March 6, 2026
Scopes, schedules & spicy shade
Astra: An open-source observatory control software
Astra lets your telescope run itself — fans cheer, pros nitpick, rocket jokes fly
TLDR: Astra is a free, open-source app that automates telescopes and observatories with a simple web interface. The community loves the accessibility, cites real use on a radio telescope, but argues it’s less powerful than commercial tools—plus there’s a wild tangent about running refineries and a meme roasting a rocket company.
Open-source stargazers just got a new toy: Astra, a free tool that runs your observatory like a robot butler. It works with common telescope gear through a standard called ASCOM Alpaca (translation: it talks nicely to your mount, camera, and dome), has a browser-based control panel, and even handles bad weather. Sounds dreamy, right? One commenter literally says, “Now all I needs is my own observatory” — pure hobbyist wish-fulfillment vibes. Another flexes real-world cred: Astra runs an old radio telescope in Germany and, yes, it actually works. But the drama is in the comparisons: a veteran user calls Astra “nice” versus legacy tools, yet says it’s “lower end” than commercial heavyweights like Voyager — basically, great for getting started, not the fanciest concierge in town. Then someone swerves into chaos: could open-source like this run a refinery or car plant? The thread briefly becomes Industrial Cosplay 101, with digital twin fantasies and nervous laughter. And the meme moment? A savage aside that the rocket company named Astra is “too irrelevant” to collide with this project’s name — shots fired into orbit. If you want to peek, the code’s on GitHub and it’s under the GPL-3.0 license, meaning it’s free to use and share.
Key Points
- •Astra is an open-source software for automating and managing robotic observatories.

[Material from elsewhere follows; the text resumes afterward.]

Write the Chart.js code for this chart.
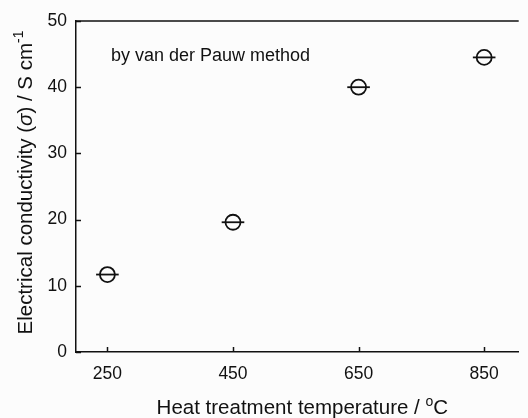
<!DOCTYPE html>
<html>
<head>
<meta charset="utf-8">
<script src="https://cdn.jsdelivr.net/npm/chart.js@4"></script>
<style>
  html, body { margin: 0; padding: 0; background: #fcfcfc; overflow: hidden; }
  #wrap { width: 528px; height: 418px; }
</style>
</head>
<body>
<div id="wrap"><canvas id="myChart" width="528" height="418"></canvas></div>
<script>
const temps = [250, 450, 650, 850];
const conductivity = [11.7, 19.6, 40.0, 44.5];
const tempErr = [18, 18, 18, 18];
const xTicks = [250, 450, 650, 850];
const yTicks = [0, 10, 20, 30, 40, 50];

const ink = '#111';
const family = '"Liberation Sans", Arial, sans-serif';
const tickFont = { family: family, size: 17.5 };

// draws a run of [text, style] pieces starting at x, baseline y
function drawRuns(c, runs, x, y, measureOnly) {
    let w = 0;
    runs.forEach(r => {
        c.font = r.font;
        if (!measureOnly) c.fillText(r.text, x + w, y - (r.rise || 0));
        w += c.measureText(r.text).width;
    });
    return w;
}

const titleSize = 20.5, supSize = 14;
const xTitle = [
    { text: 'Heat treatment temperature / ', font: titleSize + 'px ' + family },
    { text: 'o', font: supSize + 'px ' + family, rise: 8 },
    { text: 'C', font: titleSize + 'px ' + family }
];
const yTitle = [
    { text: 'Electrical conductivity (', font: titleSize + 'px ' + family },
    { text: 'σ', font: 'italic ' + titleSize + 'px ' + family },
    { text: ') / S cm', font: titleSize + 'px ' + family },
    { text: '-1', font: supSize + 'px ' + family, rise: 9 }
];

// horizontal error bars, inward tick marks, top frame line, titles and the note
const extras = {
    id: 'extras',
    afterDatasetsDraw(chart) {
        const c = chart.ctx, x = chart.scales.x, y = chart.scales.y, a = chart.chartArea;
        c.save();
        c.strokeStyle = ink;
        c.lineWidth = 1.8;
        temps.forEach((t, i) => {
            const py = y.getPixelForValue(conductivity[i]);
            c.beginPath();
            c.moveTo(x.getPixelForValue(t - tempErr[i]), py);
            c.lineTo(x.getPixelForValue(t + tempErr[i]), py);
            c.stroke();
        });
        c.lineWidth = 1.5;
        xTicks.forEach(v => {
            const px = Math.round(x.getPixelForValue(v)) + 0.5;
            c.beginPath();
            c.moveTo(px, a.bottom);
            c.lineTo(px, a.bottom - 5);
            c.stroke();
        });
        yTicks.forEach(v => {
            const py = Math.round(y.getPixelForValue(v)) + 0.5;
            c.beginPath();
            c.moveTo(a.left, py);
            c.lineTo(a.left + 5, py);
            c.stroke();
        });
        c.beginPath();
        c.moveTo(a.left, a.top);
        c.lineTo(a.right, a.top);
        c.stroke();

        c.fillStyle = ink;
        c.textBaseline = 'alphabetic';
        c.textAlign = 'left';
        c.font = '18px ' + family;
        c.fillText('by van der Pauw method', a.left + 35, a.top + 40);

        // axis titles
        const xw = drawRuns(c, xTitle, 0, 0, true);
        drawRuns(c, xTitle, (a.left + a.right) / 2 + 5 - xw / 2, 414);
        const yw = drawRuns(c, yTitle, 0, 0, true);
        c.translate(31.5, (a.top + a.bottom) / 2 - 4);
        c.rotate(-Math.PI / 2);
        drawRuns(c, yTitle, -yw / 2, 0);
        c.restore();
    }
};

const ctx = document.getElementById('myChart').getContext('2d');
const myChart = new Chart(ctx, {
    type: 'scatter',
    data: {
        datasets: [{
            data: temps.map((t, i) => ({ x: t, y: conductivity[i] })),
            pointStyle: 'circle',
            pointRadius: 7.5,
            pointBorderWidth: 1.8,
            pointBorderColor: ink,
            pointBackgroundColor: 'rgba(0,0,0,0)',
            showLine: false
        }]
    },
    options: {
        responsive: false,
        animation: false,
        layout: { padding: { top: 21, right: 0, left: 0, bottom: 0 } },
        plugins: { legend: { display: false }, tooltip: { enabled: false } },
        scales: {
            x: {
                type: 'linear',
                min: 200,
                max: 905,
                afterBuildTicks: s => { s.ticks = xTicks.map(v => ({ value: v })); },
                afterFit: s => { s.height = 66; },
                grid: { display: false, drawTicks: false },
                border: { display: true, color: ink, width: 1.5 },
                ticks: { color: ink, font: tickFont, padding: 12, maxRotation: 0 }
            },
            y: {
                min: 0,
                max: 50,
                afterBuildTicks: s => { s.ticks = yTicks.map(v => ({ value: v })); },
                afterFit: s => { s.width = 76; },
                grid: { display: false, drawTicks: false },
                border: { display: true, color: ink, width: 1.5 },
                ticks: { color: ink, font: tickFont, padding: 9 }
            }
        }
    },
    plugins: [extras]
});
</script>
</body>
</html>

- •It integrates with ASCOM Alpaca and is compatible with ASCOM equipment.
- •The system is Python-based and runs on Windows, Linux, and macOS.
- •A web interface enables browser-based control, with cloudflared suggested for remote access.
- •The project includes comprehensive documentation, welcomes contributions, is GPL v3-licensed, and provides a formal citation with a DOI and GitHub link.